Blue Dye, Banks and 119: Afghans Step Up Graft Fight
U.S. officials say traffic on the hotline, introduced in late January for civilians to report dishonest policemen, is an early sign of progress in an antigraft campaign that is also seeing a growing contingent of Western forces begin to train and monitor Afghan security personnel to introduce professionalism to the ranks.
The push comes amid growing U.S. concern that the pervasive corruption inside the Afghan police and army is threatening the war effort by sapping public confidence in the central government and leading the Afghan public to side with the insurgency.
The campaign includes an increase in police salaries so they will have less incentive to seek bribes, and the introduction one month ago of blue dye to mark government gasoline, to help cut down on the large volumes of fuel that are siphoned and resold, a major problem for Afghan security forces.

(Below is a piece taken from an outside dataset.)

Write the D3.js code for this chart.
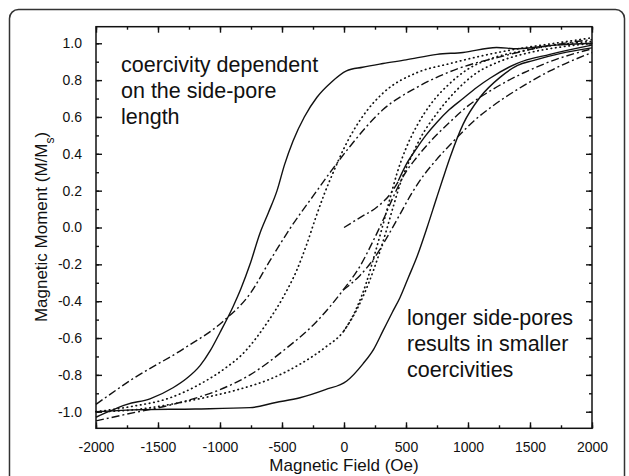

North Atlantic Treaty Organization officials are also implementing an electronic funds-transfer system that lets police collect their salaries at banks, to make it harder for senior police officers to demand kickbacks from junior colleagues. Salaries for entire police units had long been sent to regional bases and then distributed in cash.
"Our focus isn’t to take out the guy who’s corrupt; it’s to create the systems that make it harder for corruption to exist," said Jack Kem, a retired Army colonel who serves as the top civilian official at the NATO command in Kabul that oversees the training efforts.
Fixing the Afghan police is a top priority for Army Gen. Stanley McChrystal, the top allied commander in Kabul. His counterinsurgency strategy calls for flushing militants out of their strongholds in places such as Kandahar and then using Afghan security personnel to hold the areas and gradually bring them back under the sway of the Kabul government.
Posters around major Afghan cities advertise the 119 hotline for callers to make anonymous tips about police corruption. Afghans who dial the number—cellphones are cheap and plentiful in Afghanistan—reach a call center at the Interior Ministry, an institution that commands considerably greater public trust than Afghan police or many other parts of the central government. The number corresponds to "911"—as read from right to left in Dari and Pashto, Afghanistan’s two most prevalent languages.
In an undisclosed incident late last year a general, colonel and major in the border police were arrested thanks to the joint Afghan-NATO campaign, Dr. Kem said. Hundreds of Afghan police officers have been brought up on corruption charges since early 2009.
It is far from clear that the push will be enough to solve a problem that has bedeviled the U.S. and its allies since the start of the war.
In a United Nations poll last fall, 25% of Afghans said they had paid at least one bribe to the police, usually at local police stations or at makeshift checkpoints on the country’s main highways. The average bribe was $160, an enormous sum in an impoverished country where economic output per person is just $425 a year. Rampant opium use is also a problem among police forces.
Richard Holbrooke, the Obama administration’s envoy for Afghanistan and Pakistan, told a German Marshall Fund conference in Brussels in March that the Afghan police were an "inadequate organization, riddled with corruption."
Afghan police officers had long been paid less than either their counterparts in the Afghan national army or the average Taliban fighter. To supplement their earnings, many police officers demanded bribes from ordinary Afghans, spurring deep public anger at the police and the central government.
In response, NATO officials have worked with Kabul to boost police salaries. New officers are being paid $165 per month, a 30% increase, while those in dangerous areas are making as much as $240 per month. Police officers and soldiers of the same rank are now earning equal salaries.
Salaries for entire police units had long been sent to regional bases and then distributed in cash, allowing corrupt supervisors to demand kickbacks from junior colleagues. The new system allows police personnel to receive their salaries at banks.
Last month, the Afghan government also launched a U.S.-backed effort to cut down on the amount of Afghan police and army fuel that is siphoned away and sold on the black market.
NATO buys million of gallons of gasoline each month for the Afghan forces, but an estimated 20% is lost or stolen, according to the Kabul command. Blue dye makes it easier to identify siphoned gasoline and catch traffickers.
U.S. military officials say the blue dye is also a cost-effective way of fighting corruption: they note that a $240 gallon of dye is enough to stain nearly 9,000 gallons of fuel. Offenders can face fines and five to 15 years in prison.